The team was convinced we had several intermittent bugs in that area of the application, based on their experience and bug reports. But the developer and I were suspicious it was one bug that could be triggered by any number of actions showing up in slightly different ways. I did more testing, and discovered that it didn’t matter what exactly you were doing with the application, it had to do with how the application was handling memory in one particular area. Our theory was that the failures occurring after a period of time passing while using the application had to do with memory allocation filling up, causing the application to get into an unstable state. To prove our theory, we had to step back and not focus on the details of each individual case. Instead, we quickly filled up the memory by doing actions that were memory intensive. Then, we could demonstrate to others on the team that various errors could occur using different types of test data and inputs within one area of the application.
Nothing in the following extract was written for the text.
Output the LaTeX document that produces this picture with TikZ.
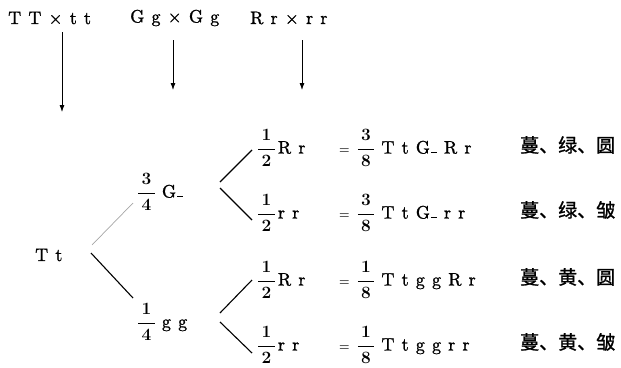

Once I recorded the detailed steps required to reproduce the bug, other testers and developers could consistently repeat it as well. Once we fixed that one bug, the other, supposedly-unrelated, intermittent errors went away as well.
I am sometimes told by testers that my thinking is “backwards” because I fill in the details of exact steps to repeat the bug only after I have a repeatable case. Until then, the details can distract me from the real bug.